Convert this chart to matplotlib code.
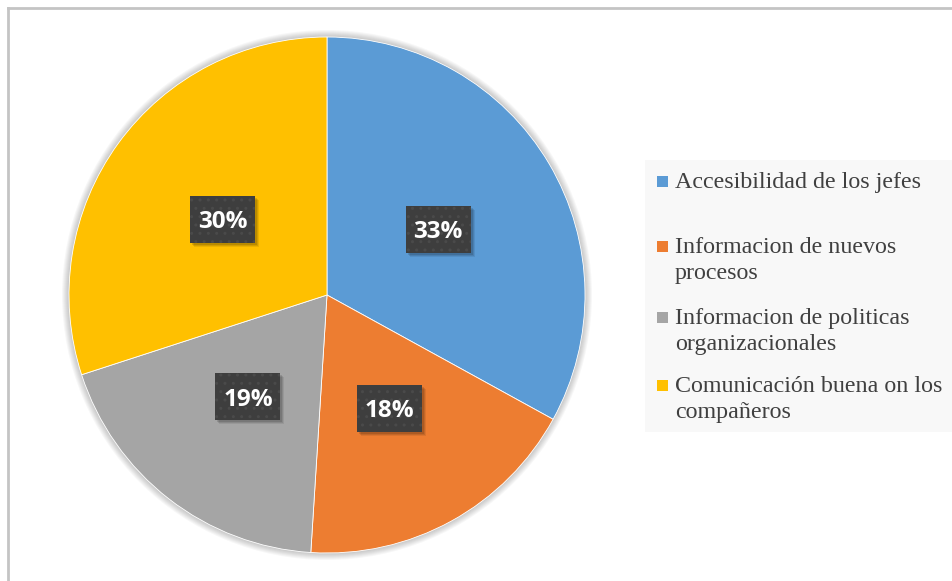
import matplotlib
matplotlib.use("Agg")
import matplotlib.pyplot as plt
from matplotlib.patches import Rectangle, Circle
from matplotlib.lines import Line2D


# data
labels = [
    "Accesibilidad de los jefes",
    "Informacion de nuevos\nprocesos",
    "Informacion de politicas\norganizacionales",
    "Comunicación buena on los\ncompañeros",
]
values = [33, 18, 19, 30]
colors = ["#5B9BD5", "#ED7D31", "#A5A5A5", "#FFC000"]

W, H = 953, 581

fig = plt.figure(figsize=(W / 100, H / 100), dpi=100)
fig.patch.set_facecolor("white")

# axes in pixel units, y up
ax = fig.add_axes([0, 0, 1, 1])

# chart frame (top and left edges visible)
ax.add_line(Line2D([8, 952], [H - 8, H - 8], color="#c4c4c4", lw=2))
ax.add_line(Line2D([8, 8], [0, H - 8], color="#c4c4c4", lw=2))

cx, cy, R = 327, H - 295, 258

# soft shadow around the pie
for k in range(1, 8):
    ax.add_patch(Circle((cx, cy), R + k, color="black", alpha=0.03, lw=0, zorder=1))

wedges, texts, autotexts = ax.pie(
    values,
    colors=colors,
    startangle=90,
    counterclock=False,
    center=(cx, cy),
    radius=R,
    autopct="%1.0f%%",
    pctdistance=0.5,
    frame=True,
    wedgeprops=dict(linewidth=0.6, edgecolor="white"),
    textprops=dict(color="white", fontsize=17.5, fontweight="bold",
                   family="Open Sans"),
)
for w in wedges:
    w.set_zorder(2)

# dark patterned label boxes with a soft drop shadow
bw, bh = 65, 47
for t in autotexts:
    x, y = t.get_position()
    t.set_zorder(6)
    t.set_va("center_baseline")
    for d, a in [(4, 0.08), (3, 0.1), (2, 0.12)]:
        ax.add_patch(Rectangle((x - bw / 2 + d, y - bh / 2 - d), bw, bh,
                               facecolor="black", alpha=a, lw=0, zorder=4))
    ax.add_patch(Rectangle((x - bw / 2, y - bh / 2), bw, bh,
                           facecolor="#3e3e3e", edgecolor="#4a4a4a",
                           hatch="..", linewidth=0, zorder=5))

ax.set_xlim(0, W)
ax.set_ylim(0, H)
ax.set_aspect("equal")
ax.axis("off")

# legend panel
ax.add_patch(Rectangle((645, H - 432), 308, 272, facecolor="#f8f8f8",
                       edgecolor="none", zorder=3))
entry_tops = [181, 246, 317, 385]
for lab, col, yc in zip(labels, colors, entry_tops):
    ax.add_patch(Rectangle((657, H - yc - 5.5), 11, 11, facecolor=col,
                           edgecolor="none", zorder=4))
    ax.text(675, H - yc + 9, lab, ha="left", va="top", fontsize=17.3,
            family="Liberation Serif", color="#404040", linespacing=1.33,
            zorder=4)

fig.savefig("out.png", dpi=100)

★ ★ ★ ★

Without any pictures, reproduce the lines from the first one in the material through the line that has "from matplotlib.lines import Line2D", exactly as they appear.

- **EXERCISE RESULT**
Convert this chart to matplotlib code.
import matplotlib
matplotlib.use("Agg")
import matplotlib.pyplot as plt
from matplotlib.patches import Rectangle, Circle
from matplotlib.lines import Line2D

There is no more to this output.